Перед Машей вдруг страшным призраком встала вся ее деревенская жизнь, пустая, праздная, одинокая.
– Мне от вас ехать не хочется, – сказала она.
– Милка моя! мне самой грустно с тобой расстаться. Я скоро опять выпрошу тебя к себе; зимой тебе еще будет у меня веселее, теперь в городе еще пусто. Ведь нельзя и старушку оставить надолго; она и так скучает по тебе.
– Я не знаю, какое веселье доставляю я маменьке: она постоянно занята то хозяйством, то заботами, то разговорами с Ариной Дмитревной.
– Ах, друг мой! да уж ты тут, так она и покойна.
– Да ведь если бы, положим, я вышла замуж и уехала далеко, – она погрустила бы и успокоилась.
– Ну это другое дело. Это уж необходимость. Конечно, это тяжело, Маша, да ведь что делать? Вот я теперь и свободна, да уж поздно; а все слава Богу, конечно; если б жив был мой муж, я все бы в неволе была. Мне теперь и подумать об этом страшно… Вон, кажется, Яков Иваныч приехал.
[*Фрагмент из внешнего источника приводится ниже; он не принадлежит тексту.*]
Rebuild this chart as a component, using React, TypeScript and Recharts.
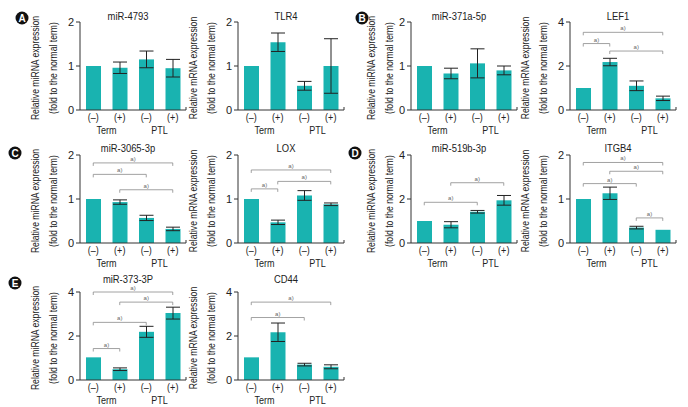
import React from "react";
import { BarChart, Bar, XAxis, YAxis, ErrorBar, ReferenceLine } from "recharts";

const FONT = '"Liberation Sans", Arial, sans-serif';
const SQUEEZE = 0.82;
const TEAL = "#19b3b0";
const INK = "#222";

const groups = ["term-", "term+", "ptl-", "ptl+"];
const groupLabels = ["(–)", "(+)", "(–)", "(+)"];
const sets = ["Term", "PTL"];

const mir4793 = [1.0, 0.96, 1.15, 0.95];
const mir4793Err = [0, 0.13, 0.19, 0.2];
const tlr4 = [1.0, 1.54, 0.55, 1.0];
const tlr4Err = [0, 0.21, 0.1, 0.62];
const mir371 = [1.0, 0.83, 1.06, 0.9];
const mir371Err = [0, 0.12, 0.33, 0.1];
const lef1 = [1.0, 2.18, 1.1, 0.53];
const lef1Err = [0, 0.17, 0.22, 0.1];
const mir3065 = [1.0, 0.93, 0.57, 0.32];
const mir3065Err = [0, 0.05, 0.06, 0.04];
const lox = [1.0, 0.47, 1.08, 0.88];
const loxErr = [0, 0.05, 0.11, 0.03];
const mir519 = [1.0, 0.83, 1.42, 1.94];
const mir519Err = [0, 0.14, 0.06, 0.22];
const itgb4 = [1.0, 1.13, 0.35, 0.3];
const itgb4Err = [0, 0.14, 0.03, 0];
const mir373 = [1.03, 0.49, 2.19, 3.04];
const mir373Err = [0, 0.06, 0.25, 0.27];
const cd44 = [1.03, 2.17, 0.7, 0.6];
const cd44Err = [0, 0.42, 0.06, 0.09];

// significance brackets: [from bar, to bar, height]
const lef1Sig = [[0, 3, 3.53], [0, 1, 3.02], [1, 3, 2.68]];
const mir3065Sig = [[0, 3, 1.82], [0, 2, 1.56], [1, 3, 1.21]];
const loxSig = [[0, 3, 1.66], [1, 3, 1.4], [0, 1, 1.23]];
const mir519Sig = [[1, 3, 2.74], [0, 2, 1.85]];
const itgb4Sig = [[0, 3, 1.83], [1, 3, 1.63], [0, 2, 1.35], [2, 3, 0.57]];
const mir373Sig = [[0, 3, 4.0], [1, 3, 3.54], [0, 2, 2.62], [0, 1, 1.43]];
const cd44Sig = [[0, 3, 3.54], [0, 2, 2.84]];

const ticks2 = [0, 1, 2];
const ticks4 = [0, 2, 4];

// layout
const colX = [80, 238, 411, 570];
const labelOff = [41, 41, 36, 41];
const rowY = [22, 155, 292];
const titleGap = [2, 3, 9];
const PLOT_W = 106;
const PLOT_H = 88;
const LEFT = 60;
const TOP = 30;
const RIGHT = 9;
const BOTTOM = 30;
const BAND = PLOT_W / 4;

type Panel = {
  title: string;
  kind: "miRNA" | "mRNA";
  col: number;
  row: number;
  values: number[];
  errs: number[];
  ticks: number[];
  sig: number[][];
};

const panels: Panel[] = [
  { title: "miR-4793", kind: "miRNA", col: 0, row: 0, values: mir4793, errs: mir4793Err, ticks: ticks2, sig: [] },
  { title: "TLR4", kind: "mRNA", col: 1, row: 0, values: tlr4, errs: tlr4Err, ticks: ticks2, sig: [] },
  { title: "miR-371a-5p", kind: "miRNA", col: 2, row: 0, values: mir371, errs: mir371Err, ticks: ticks2, sig: [] },
  { title: "LEF1", kind: "mRNA", col: 3, row: 0, values: lef1, errs: lef1Err, ticks: ticks4, sig: lef1Sig },
  { title: "miR-3065-3p", kind: "miRNA", col: 0, row: 1, values: mir3065, errs: mir3065Err, ticks: ticks2, sig: mir3065Sig },
  { title: "LOX", kind: "mRNA", col: 1, row: 1, values: lox, errs: loxErr, ticks: ticks2, sig: loxSig },
  { title: "miR-519b-3p", kind: "miRNA", col: 2, row: 1, values: mir519, errs: mir519Err, ticks: ticks4, sig: mir519Sig },
  { title: "ITGB4", kind: "mRNA", col: 3, row: 1, values: itgb4, errs: itgb4Err, ticks: ticks2, sig: itgb4Sig },
  { title: "miR-373-3P", kind: "miRNA", col: 0, row: 2, values: mir373, errs: mir373Err, ticks: ticks4, sig: mir373Sig },
  { title: "CD44", kind: "mRNA", col: 1, row: 2, values: cd44, errs: cd44Err, ticks: ticks4, sig: cd44Sig },
];

const letters = [
  { l: "A", x: 22, y: 18 },
  { l: "B", x: 362, y: 18 },
  { l: "C", x: 15, y: 153 },
  { l: "D", x: 355, y: 153 },
  { l: "E", x: 15, y: 283 },
];

// condensed-looking text: plain Liberation Sans squeezed horizontally
function Narrow({ x, y, size = 11, rotate = 0, children }: { x: number; y: number; size?: number; rotate?: number; children: React.ReactNode }) {
  return (
    <text
      transform={`translate(${x},${y}) rotate(${rotate}) scale(${SQUEEZE},1)`}
      textAnchor="middle"
      fontSize={size}
      fill={INK}
    >
      {children}
    </text>
  );
}

function GroupTick(props: any) {
  const { x, y, index } = props;
  return (
    <g>
      <Narrow x={x} y={y + 11}>{groupLabels[index]}</Narrow>
      {index % 2 === 0 && <Narrow x={x + BAND / 2} y={y + 24}>{sets[index / 2]}</Narrow>}
      {index === 3 && <line x1={x + BAND / 2} x2={x + BAND / 2} y1={y} y2={y - 3} stroke="#333" />}
    </g>
  );
}

function brackets(sig: number[][], yMax: number) {
  const drop = (yMax / PLOT_H) * 3;
  const out: React.ReactNode[] = [];
  sig.forEach(([a, b, h], i) => {
    const xa = groups[a];
    const xb = groups[b];
    const common = { stroke: "#8a8a8a", strokeWidth: 0.8, ifOverflow: "visible" as const };
    out.push(
      <ReferenceLine
        key={`h${i}`}
        {...common}
        segment={[{ x: xa, y: h }, { x: xb, y: h }]}
        label={{ value: "a)", position: "top", offset: 2, fontSize: 6, fill: "#666" }}
      />
    );
    out.push(<ReferenceLine key={`l${i}`} {...common} segment={[{ x: xa, y: h }, { x: xa, y: h - drop }]} />);
    out.push(<ReferenceLine key={`r${i}`} {...common} segment={[{ x: xb, y: h }, { x: xb, y: h - drop }]} />);
  });
  return out;
}

function PanelChart({ p }: { p: Panel }) {
  const data = groups.map((g, i) => ({ g, v: p.values[i], err: p.errs[i] }));
  const yMax = p.ticks[p.ticks.length - 1];
  const W = LEFT + PLOT_W + RIGHT;
  const H = TOP + PLOT_H + BOTTOM;
  const left = colX[p.col] - LEFT;
  const top = rowY[p.row] - TOP;
  const midY = TOP + PLOT_H / 2 + 2;
  const off = labelOff[p.col];
  return (
    <div style={{ position: "absolute", left, top, width: W, height: H }}>
      <BarChart width={W} height={H} data={data} margin={{ top: TOP, right: RIGHT, bottom: 0, left: 0 }} style={{ overflow: "visible" }}>
        <XAxis
          dataKey="g"
          height={BOTTOM}
          tickLine={false}
          tickSize={0}
          tickMargin={0}
          axisLine={{ stroke: "#333" }}
          tick={<GroupTick />}
          interval={0}
        />
        <YAxis
          width={LEFT}
          domain={[0, yMax]}
          ticks={p.ticks}
          tickSize={4}
          tickLine={{ stroke: "#333" }}
          axisLine={{ stroke: "#333" }}
          tick={{ fontSize: 11, fill: INK }}
          allowDataOverflow
        />
        <Bar dataKey="v" fill={TEAL} barSize={15} isAnimationActive={false}>
          <ErrorBar dataKey="err" width={7} stroke={INK} strokeWidth={1} />
        </Bar>
        {brackets(p.sig, yMax)}
      </BarChart>
      <svg width={W} height={H} style={{ position: "absolute", left: 0, top: 0, overflow: "visible", pointerEvents: "none" }}>
        <Narrow x={LEFT + PLOT_W / 2 - 5} y={TOP - titleGap[p.row]} size={11.5}>{p.title}</Narrow>
        <Narrow x={LEFT - off} y={midY} size={10.5} rotate={-90}>{`Relative ${p.kind} expression`}</Narrow>
        <Narrow x={LEFT - off + 18} y={midY} size={10.5} rotate={-90}>(fold to the normal term)</Narrow>
      </svg>
    </div>
  );
}

export default function App() {
  return (
    <div style={{ position: "absolute", left: 0, top: 0, width: 688, height: 407, background: "#fff", fontFamily: FONT, overflow: "hidden" }}>
      {panels.map((p) => (
        <PanelChart key={p.title} p={p} />
      ))}
      <svg width={688} height={407} style={{ position: "absolute", left: 0, top: 0, pointerEvents: "none" }}>
        {letters.map((d) => (
          <g key={d.l}>
            <circle cx={d.x} cy={d.y} r={6.5} fill="#111" />
            <text x={d.x} y={d.y + 3.5} textAnchor="middle" fontSize={10} fontWeight="bold" fill="#fff">
              {d.l}
            </text>
          </g>
        ))}
      </svg>
    </div>
  );
}
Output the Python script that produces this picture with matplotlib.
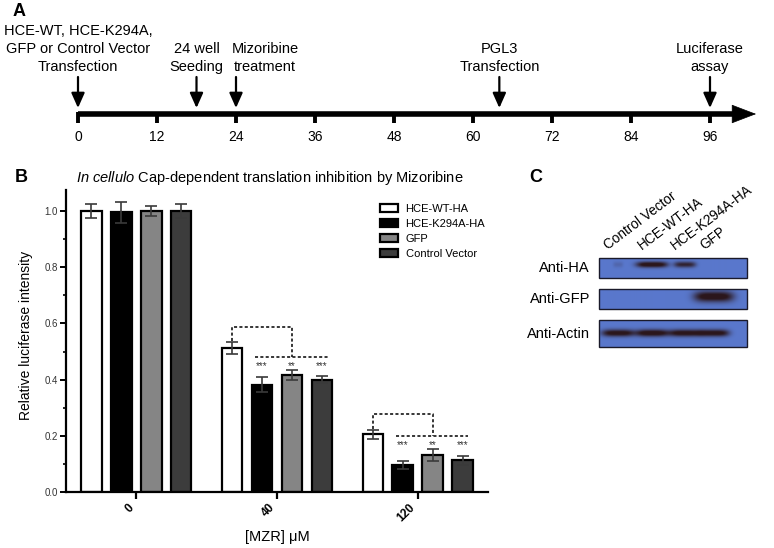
import numpy as np
import matplotlib
matplotlib.use("Agg")
import matplotlib.pyplot as plt

plt.rcParams['font.family'] = ['Liberation Sans', 'DejaVu Sans']
plt.rcParams['mathtext.fontset'] = 'custom'
plt.rcParams['mathtext.rm'] = 'Liberation Sans'
plt.rcParams['mathtext.it'] = 'Liberation Sans:italic'

# ---- panel A: timeline (hours)
hour_ticks = [0, 12, 24, 36, 48, 60, 72, 84, 96]
event_hours = [0, 18, 24, 64, 96]
event_labels = ["HCE-WT, HCE-K294A,\nGFP or Control Vector\nTransfection",
                "24 well\nSeeding", "Mizoribine\ntreatment",
                "PGL3\nTransfection", "Luciferase\nassay"]

# ---- panel B: relative luciferase intensity
doses = ["0", "40", "120"]
series = ["HCE-WT-HA", "HCE-K294A-HA", "GFP", "Control Vector"]
wt = [1.000, 0.513, 0.206]
wt_err = [0.025, 0.020, 0.016]
k294a = [0.995, 0.382, 0.097]
k294a_err = [0.038, 0.026, 0.014]
gfp = [1.000, 0.417, 0.133]
gfp_err = [0.018, 0.017, 0.021]
ctrl = [1.000, 0.400, 0.113]
ctrl_err = [0.025, 0.012, 0.016]
stars = {1: ["***", "**", "***"], 2: ["***", "**", "***"]}

# ---- panel C: western blot band intensities per lane
lanes = ["Control Vector", "HCE-WT-HA", "HCE-K294A-HA", "GFP"]
blot_rows = ["Anti-HA", "Anti-GFP", "Anti-Actin"]
anti_ha = [0.15, 1.0, 0.75, 0.0]
anti_gfp = [0.0, 0.0, 0.0, 1.0]
anti_actin = [0.95, 1.0, 0.95, 0.95]

fig = plt.figure(figsize=(7.74, 5.48), dpi=100)

# panel A in hours / pixel rows
px_per_h = (710 - 78) / 96.0
axA = fig.add_axes([0, 0, 1, 1])
axA.set_xlim(-78 / px_per_h, (774 - 78) / px_per_h)
axA.set_ylim(548, 0)
axA.axis('off')
axA.plot([0, 100], [114, 114], color='k', lw=4, solid_capstyle='butt')
axA.annotate('', xy=(103, 114), xytext=(98, 114),
             arrowprops=dict(arrowstyle='-|>,head_length=1.1,head_width=0.42',
                             color='k', lw=0.5, mutation_scale=15,
                             shrinkA=0, shrinkB=0))
for h in hour_ticks:
    axA.plot([h, h], [112, 123], color='k', lw=2.8, solid_capstyle='butt')
    axA.text(h, 137, str(h), ha='center', va='center', fontsize=10)
label_shift = [0, 0, 4.4, 0, 0]
for h, lab, s in zip(event_hours, event_labels, label_shift):
    axA.annotate('', xy=(h, 108), xytext=(h, 77),
                 arrowprops=dict(arrowstyle='-|>,head_length=0.9,head_width=0.4',
                                 color='k', lw=1.6, mutation_scale=10,
                                 shrinkA=0, shrinkB=0))
    axA.text(h + s, 74, lab, ha='center', va='bottom', fontsize=10.5,
             linespacing=1.38)

# panel B bar chart
ax = fig.add_axes([66 / 774, 56 / 548, 422 / 774, 302 / 548])
x = np.arange(len(doses))
offsets = (np.arange(4) - 1.5) * 0.213
width = 0.145
colors = ['white', 'black', '#858585', '#3c3c3c']
vals = [wt, k294a, gfp, ctrl]
errs = [wt_err, k294a_err, gfp_err, ctrl_err]
for i in range(4):
    ax.bar(x + offsets[i], vals[i], width, color=colors[i], edgecolor='black',
           linewidth=1.6, label=series[i], zorder=2)
    ax.errorbar(x + offsets[i], vals[i], yerr=errs[i], fmt='none',
                ecolor='#3a3a3a', elinewidth=1.2, capsize=4.5, capthick=1.2,
                zorder=3)

for g, st in stars.items():
    top_wt = wt[g] + wt_err[g]
    others_top = max(v[g] + e[g] for v, e in zip(vals[1:], errs[1:]))
    y_top = top_wt + 0.054
    y_low = others_top + 0.047
    dash = dict(color='black', lw=1.1, linestyle=(0, (2, 1.5)))
    xl = g + offsets[0]
    xr = g + 0.11
    ax.plot([xl, xl, xr, xr], [top_wt + 0.004, y_top, y_top, y_low], **dash)
    ax.plot([g - 0.156, g + 0.36], [y_low, y_low], **dash)
    for k, s in enumerate(st):
        ax.text(g + offsets[k + 1], y_low - 0.033, s, ha='center', va='center',
                fontsize=7, color='#333333')

ax.set_xlim(-0.5, 2.5)
ax.set_ylim(0, 1.075)
ax.set_xticks(x)
ax.set_xticklabels(doses, rotation=45, ha='right', fontsize=8.5,
                   fontweight='bold')
ax.set_yticks(np.arange(0, 1.01, 0.2))
ax.set_yticklabels(["%.1f" % v for v in np.arange(0, 1.01, 0.2)])
ax.set_yticks(np.arange(0.1, 1.0, 0.2), minor=True)
ax.tick_params(axis='y', which='major', length=4, width=1.4, labelsize=7,
               labelcolor='#333333', pad=2)
ax.tick_params(axis='y', which='minor', length=2.5, width=1.2)
ax.tick_params(axis='x', length=5, width=1.6, pad=2)
for sp in ['top', 'right']:
    ax.spines[sp].set_visible(False)
for sp in ['left', 'bottom']:
    ax.spines[sp].set_linewidth(1.6)
ax.set_ylabel("Relative luciferase intensity", fontsize=10)
ax.yaxis.set_label_coords(-0.078, 0.52)
ax.set_xlabel("[MZR] \u03bcM", fontsize=10.5)
ax.xaxis.set_label_coords(0.5, -0.125)
ax.set_title(r"$\it{In\ cellulo}$ Cap-dependent translation inhibition by Mizoribine",
             fontsize=10.5, loc='left', x=0.024, y=1.028, pad=0)
ax.legend(loc='upper left', bbox_to_anchor=(0.744, 0.955), frameon=False,
          fontsize=8, handlelength=1.6, handleheight=0.75, handletextpad=0.7,
          labelspacing=0.45, borderpad=0, borderaxespad=0)

# panel C western blot (pixel coordinates)
axC = fig.add_axes([0, 0, 1, 1])
axC.set_xlim(0, 774)
axC.set_ylim(548, 0)
axC.axis('off')
axC.text(19, 12, "A", ha='center', va='center', fontsize=13, fontweight='bold')
axC.text(21, 177, "B", ha='center', va='center', fontsize=13, fontweight='bold')
axC.text(536, 177, "C", ha='center', va='center', fontsize=13, fontweight='bold')

lane_x = [618, 652, 685, 714]
row_box = [(258, 278), (289, 309), (320, 347)]
row_cy = [264.5, 296.5, 333]
row_wy = [3.0, 5.5, 3.6]
band_wx = [[5, 16, 11, 15], [15, 15, 15, 20], [16.5, 16.5, 16.5, 15.5]]
bg = np.array([0.35, 0.47, 0.80])
band = np.array([0.17, 0.09, 0.11])
x0, x1 = 599, 747
for r, inten in enumerate([anti_ha, anti_gfp, anti_actin]):
    y0, y1 = row_box[r]
    xs = np.linspace(x0, x1, 300)
    ys = np.linspace(y0, y1, 60)
    X, Y = np.meshgrid(xs, ys)
    d = np.zeros_like(X)
    for c, a, w in zip(lane_x, inten, band_wx[r]):
        d += a * np.exp(-(np.abs(X - c) / w) ** 4) * np.exp(-((Y - row_cy[r]) / row_wy[r]) ** 2)
    d = np.clip(d * 1.2, 0, 1)
    img = bg[None, None, :] * (1 - d[..., None]) + band[None, None, :] * d[..., None]
    axC.imshow(img, extent=(x0, x1, y1, y0), aspect='auto', interpolation='bilinear')
    axC.add_patch(plt.Rectangle((x0, y0), x1 - x0, y1 - y0, fill=False,
                                edgecolor='#1a1a2a', lw=1.0))
    axC.text(590, (y0 + y1) / 2, blot_rows[r], ha='right', va='center',
             fontsize=10.5)
for c, lab in zip(lane_x, lanes):
    axC.text(c - 8, 252, lab, rotation=37, rotation_mode='anchor', ha='left',
             va='bottom', fontsize=9.8)
axC.set_xlim(0, 774)
axC.set_ylim(548, 0)

fig.savefig("out.png", dpi=100)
Маша бросилась к нему навстречу.
– И здороваться-то бы с вами не надо: сколько времени не бывал! – говорила Маша, обнимая Якова Иваныча. – Вот кто меня истинно любит! – прибавила она, подходя с ним вместе к Нениле Павловне, которая ласково встретила его. – Давно ли вы маменьку видели?
– Третьего дня видел ее, – отвечал Яков Иваныч.
– Ну что она?
– Все по-прежнему – все хворает, все кашляет. Полнота ее одолела. По тебе скучает… я думаю, она скоро пришлет за тобой. "Будет, говорит, уж нагостилась, навеселилась: пожалуй, и от дому отвыкнет". А что, Маша, вот уж больше месяца, как ты здесь.
– Разве это так много? – сказала Маша, бледнея при мысли о возврате.
– Да, конечно, немного; молодому человеку удовольствия нужны… Боюсь я, что ты скучать станешь.
– Из-за этого нельзя же лишать себя всего!
– Кто говорит! весело – так и слава Богу. Ты, однако, похудела от веселья-то. Видишь, талийка-то стала какая тоненькая, стройная; так городской барышней и смотришь. Ах, что я, Машенька, узнал! вообрази: Тима-то, дубина эдакая, надеялся жениться на тебе.